Hall, an adjunct professor of political science and military history at St. Mary’s College of Maryland, is the author of “From a Yankee to a Rebel Diary,” a newly published nonfiction work examining the shared journal of Private Jacob L. Elsesser of the 9th Pennsylvania Reserves and Private George Washington Hall of the 14th Georgia Infantry.
Elsesser recorded his wartime experiences in an 1862 diary for six months before abandoning it after fighting near Beaver Dam Creek outside Richmond, Virginia. That same day, as Confederate troops moved through the area, George Washington Hall, Mary Hall’s great-grandfather, found the diary and continued writing in it until March 1865.
While Civil War diaries are not uncommon, a “blue-gray” diary — one written by soldiers from opposing armies — is exceptionally rare. “I didn’t fully understand how unusual this was until I began researching it,” Hall said.

The project soon expanded beyond family history. With limited information about Elsesser, Hall located one of his descendants, who provided photographs and a never-before-published unit history written by Elsesser himself, now included in the book. Although Hall included extensive context material on battles and differences between Union and Confederate camp life, the diary reveals striking similarities between the two men — particularly their devotion to family, faith and survival.
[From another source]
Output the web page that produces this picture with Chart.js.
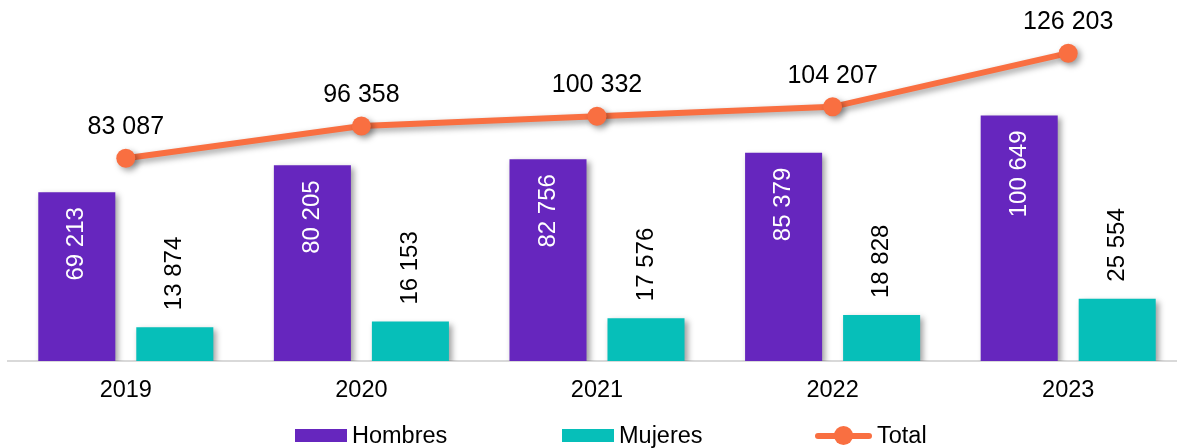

Staying connected to their families was their emotional lifeline.
Elsesser, a married justice of the peace in his 30s, regularly received letters and supplies from home. George Washington Hall, only 19 when he enlisted, cherished the few letters he received from home and even sold meals while imprisoned as a prisoner of war to afford postage.
As both a historian and a descendant, Hall said she worked to preserve the soldiers’ original voices, resisting the urge to modernize or make major changes.
“They deserved to speak for themselves,” she said.
For Hall, the diary’s significance lies not in its rarity alone, but in what it represents — two ordinary soldiers, separated by ideology and circumstance, unknowingly sharing the same space on the page. Their words, written without an audience in mind, now offer a rare bridge across one of the nation’s deepest divides.
“In the end,” Hall said, “the diary was a way for two human beings to make sense of the same war.”

Hall will host a book signing on Saturday, Dec. 20, from 10 a.m. to 2 p.m. at Keepin’ It Local in Morganza, Maryland. The first five purchasers will receive a complimentary display case containing one Union Civil War-era bullet and one Confederate Civil War-era bullet — a symbolic pairing that echoes the diary’s enduring legacy.
More than a historical artifact, “From a Yankee to a Rebel Diary” stands as a reminder that history is often preserved not through grand declarations, but through quiet, honest moments — written in ink, carried through time and finally read by generations who were perhaps never meant to find them.